GNYHA and the Binghamton University Thomas J. Watson School of Engineering & Applied Science recently co-hosted Design Thinking in Health Care, the first of three virtual workshops on systems science/engineering techniques to adapt, innovate, and redesign health care in the age of COVID-19. The Watson School is a frequent collaborator with GNYHA’s Health Care Systems Engineering Community of Practice, a forum for systems engineers to share and learn about projects their peers are working on, and an opportunity to spread innovations and best practices.

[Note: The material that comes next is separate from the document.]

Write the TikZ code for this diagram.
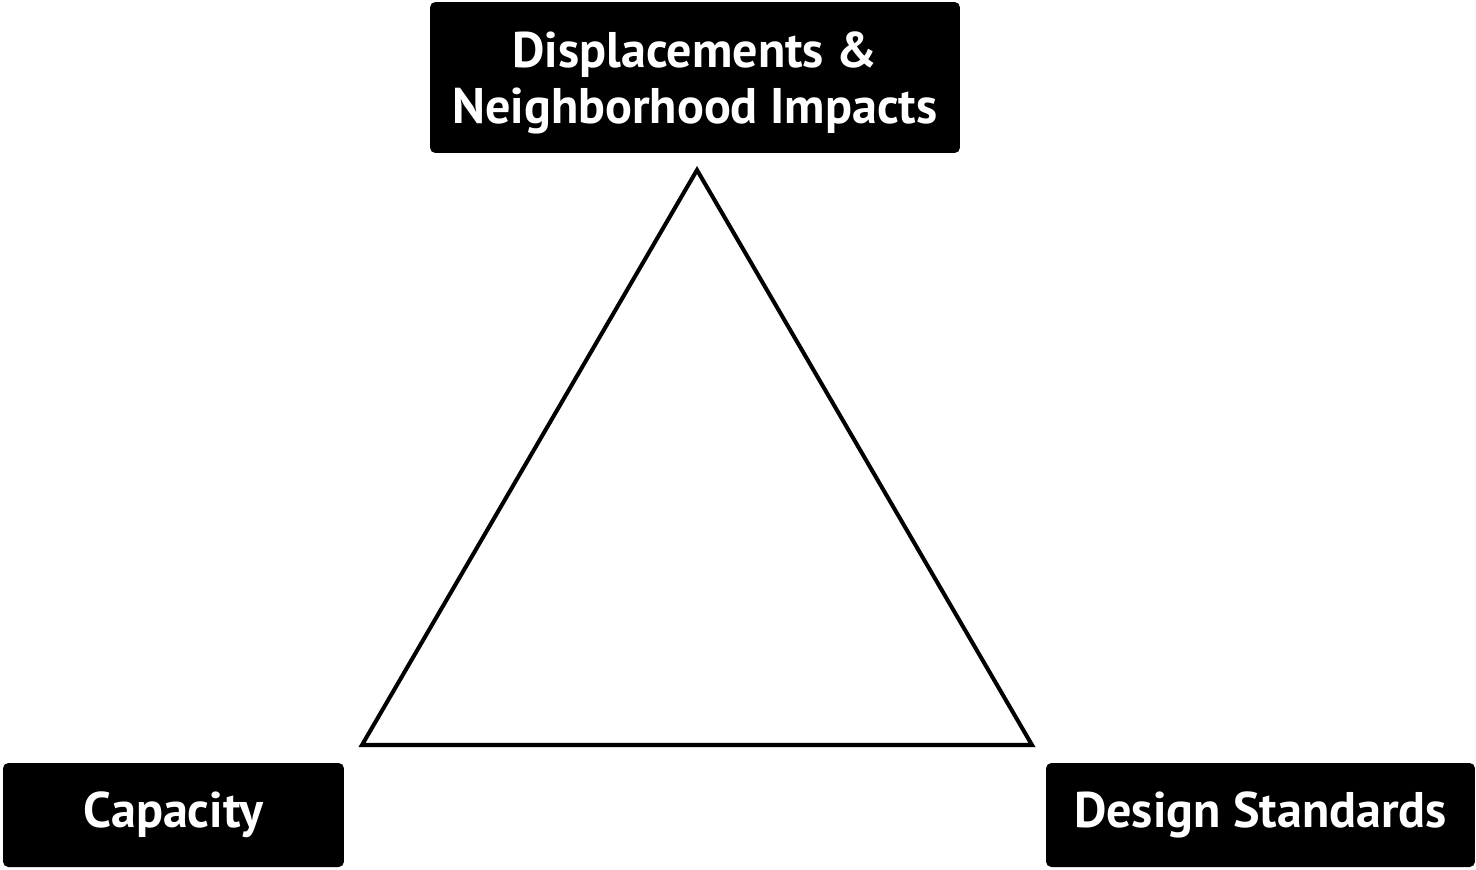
\documentclass[tikz,border=0pt]{standalone}
\usepackage{fontspec}
\setmainfont{PT Sans}
\usepackage{tikz}
\usetikzlibrary{positioning}

\begin{document}
\begin{tikzpicture}[
  x=0.02cm, y=-0.02cm,
  label/.style={rectangle, fill=black, rounded corners=3pt, text=white, font=\bfseries\fontsize{28.5}{31.7}\selectfont, align=center, inner sep=0pt}
]

% Page frame
\useasboundingbox (0,0) rectangle (1476,869);

% Top box
\node[label, minimum width=10.6cm, minimum height=3.02cm, text depth=0pt] (impacts) at (695,77.5) {Displacements \&\\Neighborhood Impacts};

% Bottom boxes
\node[label, minimum width=6.82cm, minimum height=2.08cm] (capacity) at (173.5,815) {Capacity};
\node[label, minimum width=8.58cm, minimum height=2.08cm] (design) at (1260.5,815) {Design Standards};

% Triangle
\coordinate (apex) at (697,170);
\coordinate (left) at (362,745);
\coordinate (right) at (1032,745);
\draw[line width=2.3pt, line join=miter] (apex) -- (left) -- (right) -- cycle;

\end{tikzpicture}
\end{document}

Design Thinking is a “new way of working that helps teams solve really big real-world problems,” said instructor Michael Testani, the Director of Industrial Outreach and Continuing Professional Education and adjunct faculty at Binghamton University’s Watson School. Describing Design Thinking as a discipline grounded in values and principles, he noted that it involves thought-diverse teams using an innovative problem-solving framework to bring signature experiences to their customers. Mr. Testani—who teaches Systems Design, Agile Engineering & Design Thinking, and Project Management classes for the System Science and Industrial Engineering Department—also detailed how Design Thinking can surface unmet needs; reduce the risks associated with debuting new products, processes, and services; and generate truly revolutionary solutions.

Topics discussed included the foundational principles of Design Thinking, creative and critical thinking processes, the Design Thinking framework, several key practices of Design Thinking, how to use Design Thinking in health care, and resources for further reference and learning.

The next workshop in the series, Introduction to Agile, will be held on September 24. The third workshop, slated for October 8, will focus on SIR (Susceptible, Infected, and Recovered) modeling.